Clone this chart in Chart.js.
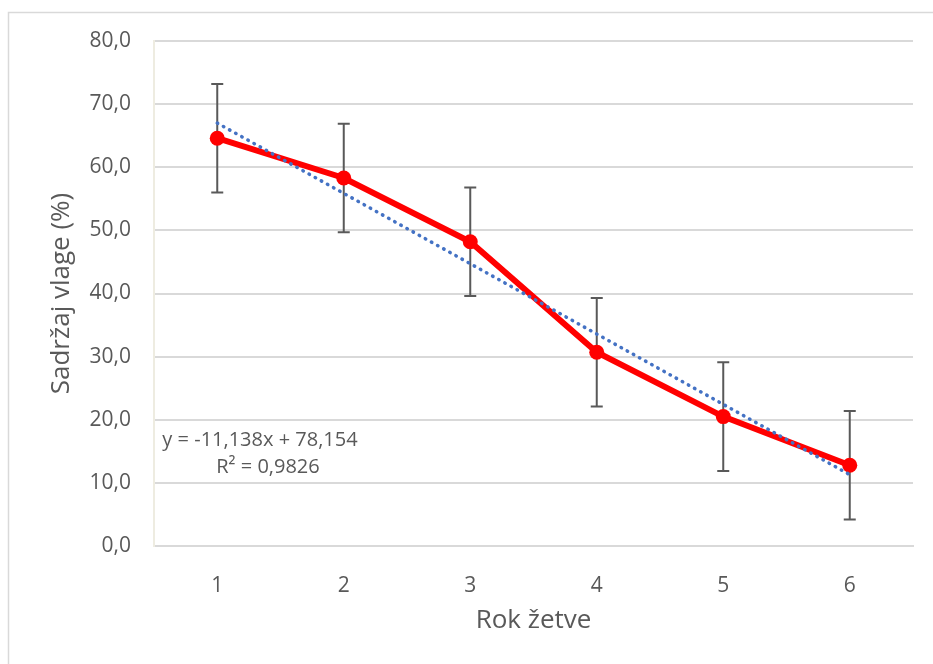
<!DOCTYPE html>
<html>
<head>
<meta charset="utf-8">
<script src="https://cdn.jsdelivr.net/npm/chart.js@4/dist/chart.umd.min.js"></script>
<style>
  body { margin: 0; background: #fff; }
  canvas { display: block; }
</style>
</head>
<body>
<canvas id="grafik" width="933" height="664"></canvas>
<script>
// Podaci
const rokovi = [1, 2, 3, 4, 5, 6];
const vlaga = [64.6, 58.3, 48.2, 30.7, 20.5, 12.8];
const greska = [8.6, 8.6, 8.6, 8.6, 8.6, 8.6];
const trendX = [1, 6];
const trendY = [67.0, 11.3];
const yTicks = [0, 10, 20, 30, 40, 50, 60, 70, 80];
const jednadzba = ['y = -11,138x + 78,154', 'R² = 0,9826'];

const siva = '#595959';
const font = '"Open Sans", sans-serif';

// okvir i bijela pozadina
const okvir = {
  id: 'okvir',
  beforeDraw(chart) {
    const ctx = chart.ctx;
    ctx.save();
    ctx.fillStyle = '#fff';
    ctx.fillRect(0, 0, chart.width, chart.height);
    ctx.strokeStyle = '#d9d9d9';
    ctx.lineWidth = 1.5;
    ctx.strokeRect(8.5, 12.5, chart.width + 20, chart.height + 20);
    ctx.restore();
  }
};

// error barovi ispod serije
const errorBarovi = {
  id: 'errorBarovi',
  beforeDatasetsDraw(chart) {
    const { ctx, scales: { x, y } } = chart;
    ctx.save();
    ctx.strokeStyle = siva;
    ctx.lineWidth = 2;
    rokovi.forEach((r, i) => {
      const px = x.getPixelForValue(r);
      const top = y.getPixelForValue(vlaga[i] + greska[i]);
      const bot = y.getPixelForValue(vlaga[i] - greska[i]);
      ctx.beginPath();
      ctx.moveTo(px, top);
      ctx.lineTo(px, bot);
      ctx.moveTo(px - 6, top);
      ctx.lineTo(px + 6, top);
      ctx.moveTo(px - 6, bot);
      ctx.lineTo(px + 6, bot);
      ctx.stroke();
    });
    ctx.restore();
  }
};

// tekst jednadžbe trenda
const oznakaTrenda = {
  id: 'oznakaTrenda',
  afterDraw(chart) {
    const ctx = chart.ctx;
    ctx.save();
    ctx.fillStyle = siva;
    ctx.font = '20px ' + font;
    ctx.textAlign = 'center';
    ctx.textBaseline = 'middle';
    ctx.fillText(jednadzba[0], 260, 440);
    ctx.fillText(jednadzba[1], 268, 467);
    ctx.restore();
  }
};

const ctx = document.getElementById('grafik').getContext('2d');

new Chart(ctx, {
  type: 'line',
  data: {
    datasets: [
      {
        data: trendX.map((v, i) => ({ x: v, y: trendY[i] })),
        borderColor: '#4472c4',
        borderWidth: 3.5,
        borderDash: [0.5, 6.5],
        borderCapStyle: 'round',
        pointRadius: 0,
        order: 0
      },
      {
        data: rokovi.map((v, i) => ({ x: v, y: vlaga[i] })),
        borderColor: '#ff0000',
        backgroundColor: '#ff0000',
        borderWidth: 6,
        pointRadius: 7.5,
        pointBorderWidth: 0,
        tension: 0,
        order: 1
      }
    ]
  },
  options: {
    responsive: false,
    animation: false,
    layout: { padding: { top: 41, right: 20, left: 0, bottom: 0 } },
    plugins: {
      legend: { display: false },
      tooltip: { enabled: false }
    },
    scales: {
      x: {
        type: 'linear',
        min: 0.5,
        max: 6.5,
        afterBuildTicks: s => { s.ticks = rokovi.map(v => ({ value: v })); },
        afterFit: s => { s.height = 118; },
        grid: { display: false },
        border: { color: '#d9d9d9', width: 2 },
        ticks: {
          color: siva,
          font: { family: font, size: 21 },
          padding: 19,
          maxRotation: 0
        },
        title: {
          display: true,
          text: 'Rok žetve',
          color: siva,
          font: { family: font, size: 26 },
          padding: { top: 0, bottom: 28 }
        }
      },
      y: {
        min: 0,
        max: 80,
        afterBuildTicks: s => { s.ticks = yTicks.map(v => ({ value: v })); },
        afterFit: s => { s.width = 154; },
        grid: { color: '#d9d9d9', lineWidth: 2, drawTicks: false },
        border: { color: '#eeece1', width: 2 },
        ticks: {
          color: siva,
          font: { family: font, size: 21 },
          padding: 23,
          callback: v => v.toFixed(1).replace('.', ',')
        },
        title: {
          display: true,
          text: 'Sadržaj vlage (%)',
          color: siva,
          font: { family: font, size: 26 },
          padding: { top: 46, bottom: 0 }
        }
      }
    }
  },
  plugins: [okvir, errorBarovi, oznakaTrenda]
});
</script>
</body>
</html>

※ ※ ※

Return each line from the material above exactly, but not the pictures.

## Answer to the problem
Clone this chart in Chart.js.
<!DOCTYPE html>
<html>
<head>
<meta charset="utf-8">
<script src="https://cdn.jsdelivr.net/npm/chart.js@4/dist/chart.umd.min.js"></script>
<style>
  body { margin: 0; background: #fff; }
  canvas { display: block; }
</style>
</head>
<body>
<canvas id="grafik" width="933" height="664"></canvas>
<script>
// Podaci
const rokovi = [1, 2, 3, 4, 5, 6];
const vlaga = [64.6, 58.3, 48.2, 30.7, 20.5, 12.8];
const greska = [8.6, 8.6, 8.6, 8.6, 8.6, 8.6];
const trendX = [1, 6];
const trendY = [67.0, 11.3];
const yTicks = [0, 10, 20, 30, 40, 50, 60, 70, 80];
const jednadzba = ['y = -11,138x + 78,154', 'R² = 0,9826'];

const siva = '#595959';
const font = '"Open Sans", sans-serif';

// okvir i bijela pozadina
const okvir = {
  id: 'okvir',
  beforeDraw(chart) {
    const ctx = chart.ctx;
    ctx.save();
    ctx.fillStyle = '#fff';
    ctx.fillRect(0, 0, chart.width, chart.height);
    ctx.strokeStyle = '#d9d9d9';
    ctx.lineWidth = 1.5;
    ctx.strokeRect(8.5, 12.5, chart.width + 20, chart.height + 20);
    ctx.restore();
  }
};

// error barovi ispod serije
const errorBarovi = {
  id: 'errorBarovi',
  beforeDatasetsDraw(chart) {
    const { ctx, scales: { x, y } } = chart;
    ctx.save();
    ctx.strokeStyle = siva;
    ctx.lineWidth = 2;
    rokovi.forEach((r, i) => {
      const px = x.getPixelForValue(r);
      const top = y.getPixelForValue(vlaga[i] + greska[i]);
      const bot = y.getPixelForValue(vlaga[i] - greska[i]);
      ctx.beginPath();
      ctx.moveTo(px, top);
      ctx.lineTo(px, bot);
      ctx.moveTo(px - 6, top);
      ctx.lineTo(px + 6, top);
      ctx.moveTo(px - 6, bot);
      ctx.lineTo(px + 6, bot);
      ctx.stroke();
    });
    ctx.restore();
  }
};

// tekst jednadžbe trenda
const oznakaTrenda = {
  id: 'oznakaTrenda',
  afterDraw(chart) {
    const ctx = chart.ctx;
    ctx.save();
    ctx.fillStyle = siva;
    ctx.font = '20px ' + font;
    ctx.textAlign = 'center';
    ctx.textBaseline = 'middle';
    ctx.fillText(jednadzba[0], 260, 440);
    ctx.fillText(jednadzba[1], 268, 467);
    ctx.restore();
  }
};

const ctx = document.getElementById('grafik').getContext('2d');

new Chart(ctx, {
  type: 'line',
  data: {
    datasets: [
      {
        data: trendX.map((v, i) => ({ x: v, y: trendY[i] })),
        borderColor: '#4472c4',
        borderWidth: 3.5,
        borderDash: [0.5, 6.5],
        borderCapStyle: 'round',
        pointRadius: 0,
        order: 0
      },
      {
        data: rokovi.map((v, i) => ({ x: v, y: vlaga[i] })),
        borderColor: '#ff0000',
        backgroundColor: '#ff0000',
        borderWidth: 6,
        pointRadius: 7.5,
        pointBorderWidth: 0,
        tension: 0,
        order: 1
      }
    ]
  },
  options: {
    responsive: false,
    animation: false,
    layout: { padding: { top: 41, right: 20, left: 0, bottom: 0 } },
    plugins: {
      legend: { display: false },
      tooltip: { enabled: false }
    },
    scales: {
      x: {
        type: 'linear',
        min: 0.5,
        max: 6.5,
        afterBuildTicks: s => { s.ticks = rokovi.map(v => ({ value: v })); },
        afterFit: s => { s.height = 118; },
        grid: { display: false },
        border: { color: '#d9d9d9', width: 2 },
        ticks: {
          color: siva,
          font: { family: font, size: 21 },
          padding: 19,
          maxRotation: 0
        },
        title: {
          display: true,
          text: 'Rok žetve',
          color: siva,
          font: { family: font, size: 26 },
          padding: { top: 0, bottom: 28 }
        }
      },
      y: {
        min: 0,
        max: 80,
        afterBuildTicks: s => { s.ticks = yTicks.map(v => ({ value: v })); },
        afterFit: s => { s.width = 154; },
        grid: { color: '#d9d9d9', lineWidth: 2, drawTicks: false },
        border: { color: '#eeece1', width: 2 },
        ticks: {
          color: siva,
          font: { family: font, size: 21 },
          padding: 23,
          callback: v => v.toFixed(1).replace('.', ',')
        },
        title: {
          display: true,
          text: 'Sadržaj vlage (%)',
          color: siva,
          font: { family: font, size: 26 },
          padding: { top: 46, bottom: 0 }
        }
      }
    }
  },
  plugins: [okvir, errorBarovi, oznakaTrenda]
});
</script>
</body>
</html>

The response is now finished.